For Slate, Michael will be engaged in a yearlong project to update William Whyte's The Organization Man, the classic book about the business culture of the 1950s. He will be filing dispatches weekly, from his base in Silicon Valley and elsewhere, and we hope they will add up to an equally compelling portrait of the business culture of the 1990s. Michael's first column will appear Tuesday, Oct. 28 (or thereabouts).
Welcome to America Online
A hearty welcome--or "HWELLLLL-kum," as AOL puts it--to our new readers from America Online. Slate is scheduled to take up residence Monday, Oct. 27, as an anchor tenant on AOL's news-channel newsstand. Of course Slate continues to be available on MSN and directly on the Web at slate.com.

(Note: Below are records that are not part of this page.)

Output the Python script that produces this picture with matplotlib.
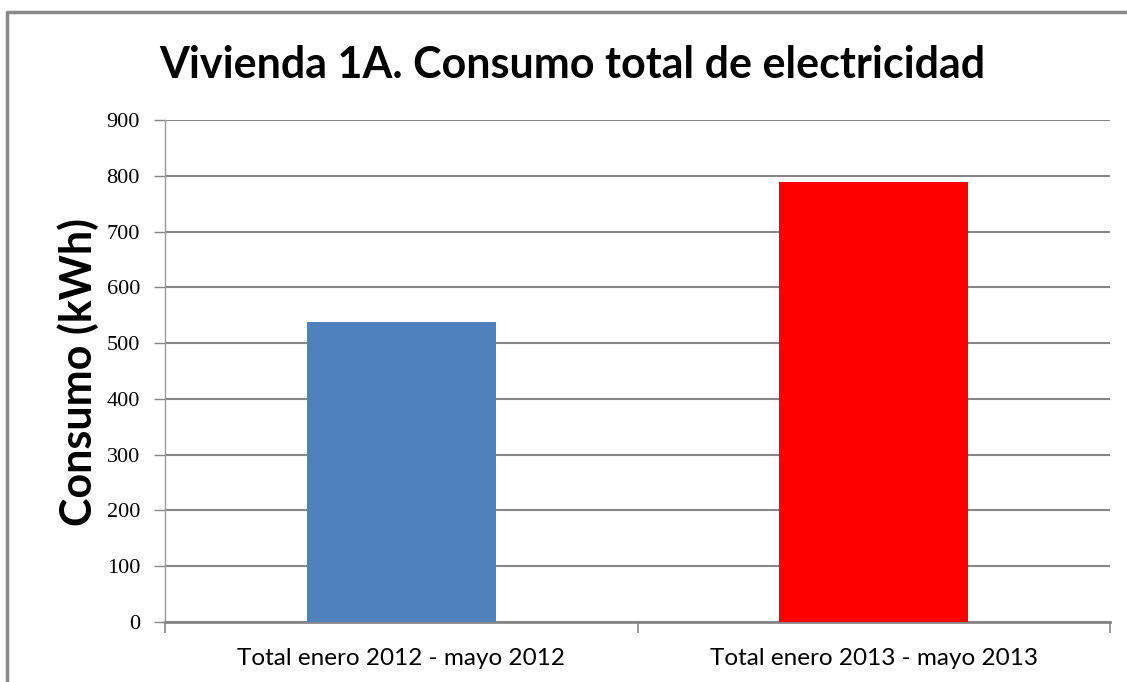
import numpy as np
import matplotlib.pyplot as plt
from matplotlib.lines import Line2D

# data
categorias = ['Total enero 2012 - mayo 2012', 'Total enero 2013 - mayo 2013']
consumo = [538, 789]
colores = ['#4F81BD', '#FF0000']
yticks = [0, 100, 200, 300, 400, 500, 600, 700, 800, 900]

fig = plt.figure(figsize=(11.27, 6.82), dpi=100)
ax = fig.add_axes([0.1464, 0.088, 0.8386, 0.736])

x = np.arange(len(categorias))
ax.bar(x, consumo, width=0.4, color=colores, zorder=3)

ax.set_xlim(-0.5, 1.5)
ax.set_ylim(0, 900)
ax.set_yticks(yticks)
ax.set_yticklabels([str(v) for v in yticks], family='Liberation Serif', fontsize=16)
ax.yaxis.grid(True, color='#868686', linewidth=1.5, zorder=0)

# category labels centred, tick marks at the boundaries
ax.set_xticks(x)
ax.set_xticklabels(categorias, family='Lato', fontsize=17.5)
ax.tick_params(axis='x', length=0, pad=19)
ax.set_xticks([-0.5, 0.5, 1.5], minor=True)
ax.tick_params(axis='x', which='minor', length=8, width=1.2, color='#868686')
ax.tick_params(axis='y', length=8, width=1, color='#868686', pad=10)

for s in ['top', 'right']:
    ax.spines[s].set_visible(False)
ax.spines['left'].set_color('#9a9a9a')
ax.spines['left'].set_linewidth(1)
ax.spines['bottom'].set_color('#868686')
ax.spines['bottom'].set_linewidth(2)

# y label placed by hand so it sits where the original one is
fig.text(0.069, 0.455, 'Consumo (kWh)', rotation=90, ha='center', va='center',
         family='Lato', fontweight='bold', fontsize=31)
fig.text(0.508, 0.905, 'Vivienda 1A. Consumo total de electricidad', ha='center', va='center',
         family='Lato', fontweight='bold', fontsize=31)

# chart frame (only top and left edges are inside the picture)
fig.add_artist(Line2D([0.0065, 0.0065, 1.0], [0.0, 0.9825, 0.9825], transform=fig.transFigure,
                      color='#888888', linewidth=2.5))

fig.savefig('out.png', dpi=100)
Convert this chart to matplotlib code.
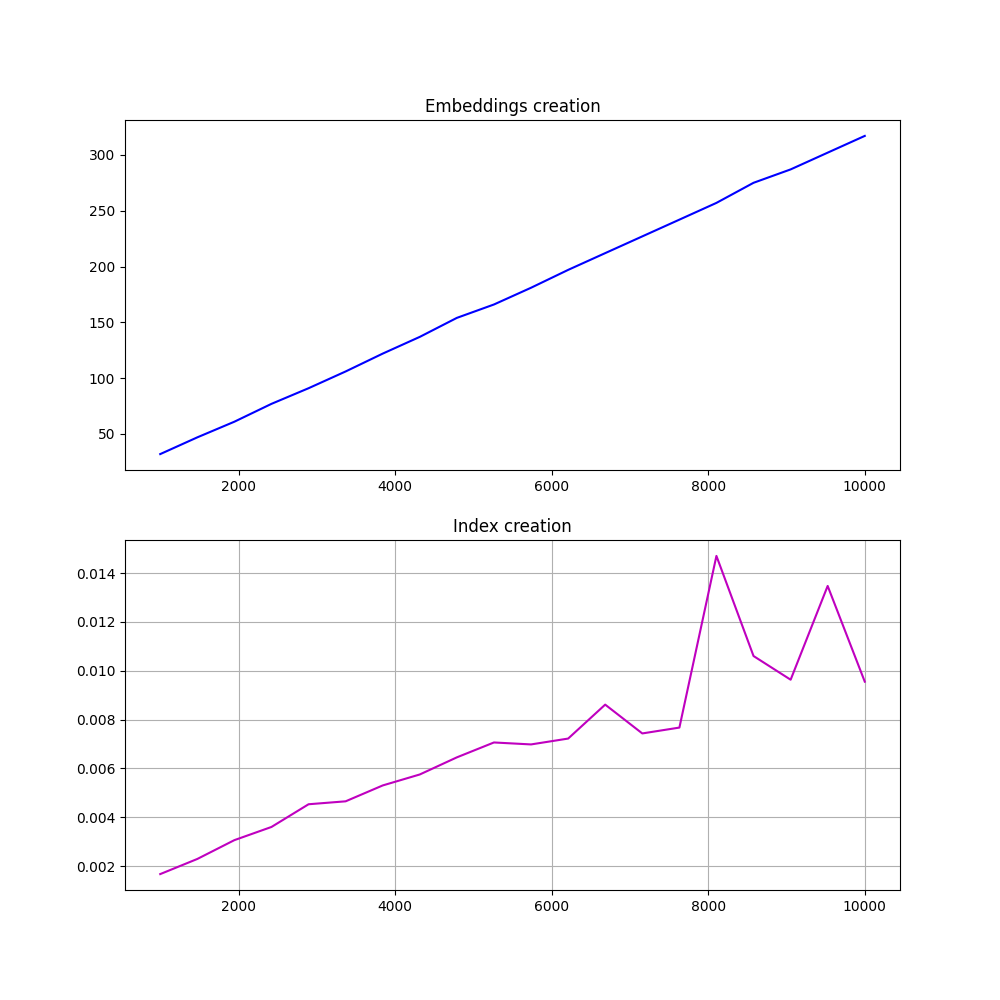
import matplotlib
matplotlib.use("Agg")
import matplotlib.pyplot as plt

sizes = [1000, 1474, 1947, 2421, 2895, 3368, 3842, 4316, 4789, 5263,
         5737, 6211, 6684, 7158, 7632, 8105, 8579, 9053, 9526, 10000]
embedding_times = [32, 47, 61, 77, 91, 106, 122, 137, 154, 166,
                   181, 197, 212, 227, 242, 257, 275, 287, 302, 317]
index_times = [0.00167, 0.00229, 0.00306, 0.0036, 0.00453, 0.00465, 0.0053, 0.00575,
               0.00645, 0.00706, 0.00698, 0.00722, 0.00861, 0.00743, 0.00767, 0.0147,
               0.0106, 0.00963, 0.01347, 0.00955]

fig, (ax1, ax2) = plt.subplots(2, 1, figsize=(10, 10))
ax1.plot(sizes, embedding_times, "b")
ax1.set_title("Embeddings creation")
ax2.plot(sizes, index_times, "m")
ax2.set_title("Index creation")
ax2.grid(True)
fig.savefig("out.png", dpi=100)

And for America Offline ...
There is yet another new way to read Slate, or at least a part of it. The Slate "Briefing" Channel is open for business on Microsoft Internet Explorer 4.0. (Download IE4 here if you want. Or--yes, fine, OK--download the latest version of Netscape Navigator here.) The Slate "Briefing" Channel is an automatic daily download of new material from Slate's Briefing section ("Today's Papers," "The Week/The Spin," "Summary Judgment," "In Other Magazines," etc.). If you've installed Internet Explorer 4.0, click here for more about (and a chance to download) the channel.
And for You Netscape Users ...
We love you too. Slate and Netscape have agreed in principle for Slate to join Netscape Navigator's Inbox Direct program, which delivers Web pages directly to your e-mail inbox. Coming soon.